How to optimise your levels
As with most nutrients, a food-first approach is always the best policy, says McGregor, who suggests including oily fish into your diet at least twice a week – such as fresh salmon, sardines and bluefin tuna.
‘Tinned versions of these oily fish still have benefits with slightly lower doses, with the exception of tinned tuna, which loses a lot of its EPA and DHA when it’s processed,’ says McGregor.
Is it worth supplementing with omega-3?
The short answer is yes. ‘For those runners who do not consume oily fish, a supplement can be useful, with plant-based runners choosing an algae-based option,’ says McGregor.
‘Despite regularly eating omega-3, I take a fish oil supplement to ensure I get enough,’ adds Pearson. ‘I recommend avoiding cod liver oil in any form. After all, the liver is the organ of filtration and detoxification, while fish oils are made from the flesh of fish.’
The recommended dosage with regards to supplementation will vary based on activity level and type of sport, but for most runners, aiming for 0.5g to 2g of EPA and DHA combined each day seems to be appropriate.

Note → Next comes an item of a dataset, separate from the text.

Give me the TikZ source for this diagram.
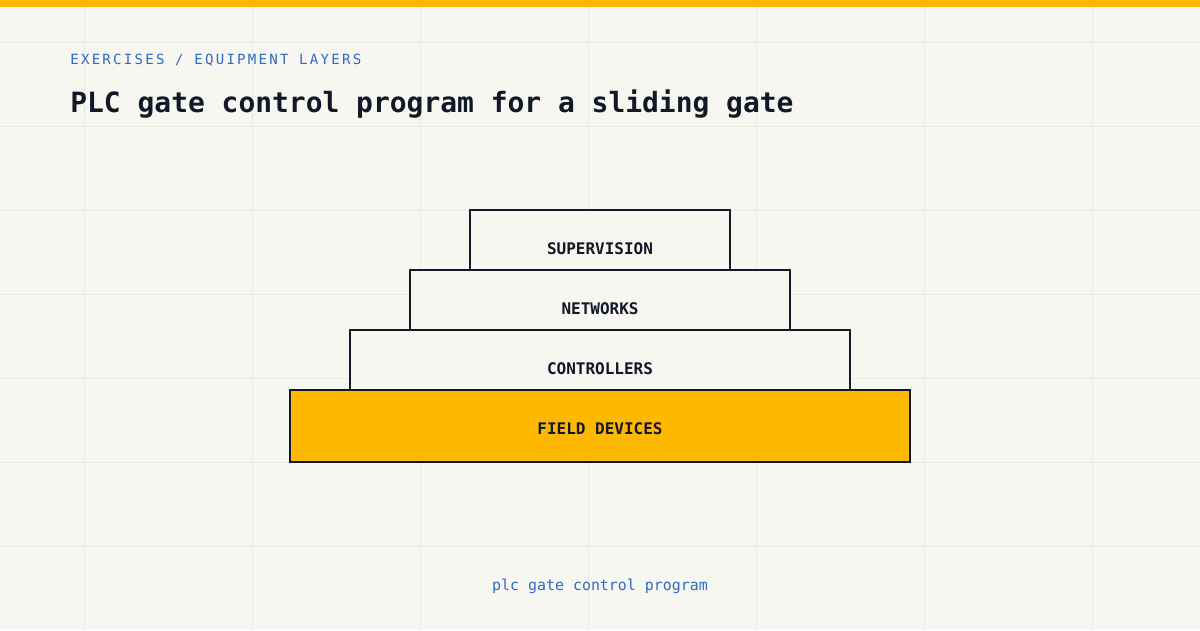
\documentclass[tikz,border=0pt]{standalone}
\usepackage{fontspec}
\setmonofont{DejaVu Sans Mono}
\usepackage{xcolor}
\usetikzlibrary{positioning}

\definecolor{paper}{HTML}{F7F6F1}
\definecolor{gridline}{HTML}{E9E8E2}
\definecolor{amber}{HTML}{FFB800}
\definecolor{ink}{HTML}{111827}
\definecolor{linkblue}{HTML}{2F6BC4}

\tikzset{
  layer/.style={draw=ink, line width=1.1pt, fill=paper, inner sep=0pt},
  layername/.style={font=\ttfamily\bfseries\fontsize{9.1pt}{11pt}\selectfont, text=ink, inner sep=0pt},
}

\begin{document}
\begin{tikzpicture}[x=0.02cm, y=-0.02cm]

% page and background grid
\fill[paper] (0,0) rectangle (1200,630);
\useasboundingbox (0,0) rectangle (1200,630);
\foreach \gx in {84,252,...,1092} {
  \draw[gridline, line width=0.55pt] (\gx,0) -- (\gx,630);
}
\foreach \gy in {42,126,...,546} {
  \draw[gridline, line width=0.55pt] (0,\gy) -- (1200,\gy);
}
\fill[amber] (0,0) rectangle (1200,7);

% header
\node[anchor=base west, inner sep=0pt, text=linkblue,
      font=\ttfamily\fontsize{8pt}{10pt}\selectfont\addfontfeature{LetterSpace=16}]
  (kicker) at (70,64) {EXERCISES / EQUIPMENT LAYERS};
\node[anchor=base west, inner sep=0pt, text=ink,
      font=\ttfamily\bfseries\fontsize{15.9pt}{19pt}\selectfont]
  (title) at (70,112) {PLC gate control program for a sliding gate};

% the layers, top to bottom
\node[layer, minimum width=5.2cm, minimum height=1.2cm]  (sup)   at (600,240) {};
\node[layer, minimum width=7.6cm, minimum height=1.2cm]  (net)   at (600,300) {};
\node[layer, minimum width=10cm,  minimum height=1.2cm]  (ctrl)  at (600,360) {};
\node[layer, fill=amber, minimum width=12.4cm, minimum height=1.44cm] (field) at (600,426) {};

\node[layername] (suplbl)   at (600,249) {SUPERVISION};
\node[layername] (netlbl)   at (600,309) {NETWORKS};
\node[layername] (ctrllbl)  at (600,369) {CONTROLLERS};
\node[layername] (fieldlbl) at (600,429) {FIELD DEVICES};

% footer
\node[anchor=base, inner sep=0pt, text=linkblue,
      font=\ttfamily\fontsize{8.5pt}{10pt}\selectfont]
  (footer) at (600,590) {plc gate control program};

\end{tikzpicture}
\end{document}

‘Choose a high-quality omega-3 supplement. Look for a five-star rating from International Fish Oil Standards (IFOS). This is one of the best ways to know that your fish oil contains a high level of fats and a low level of contaminants,’ says Pearson.
Kim Pearson is a nutritionist with over 10 years’ experience and Renee McGregor is a leading sports dietitian with over 20 years’ experience.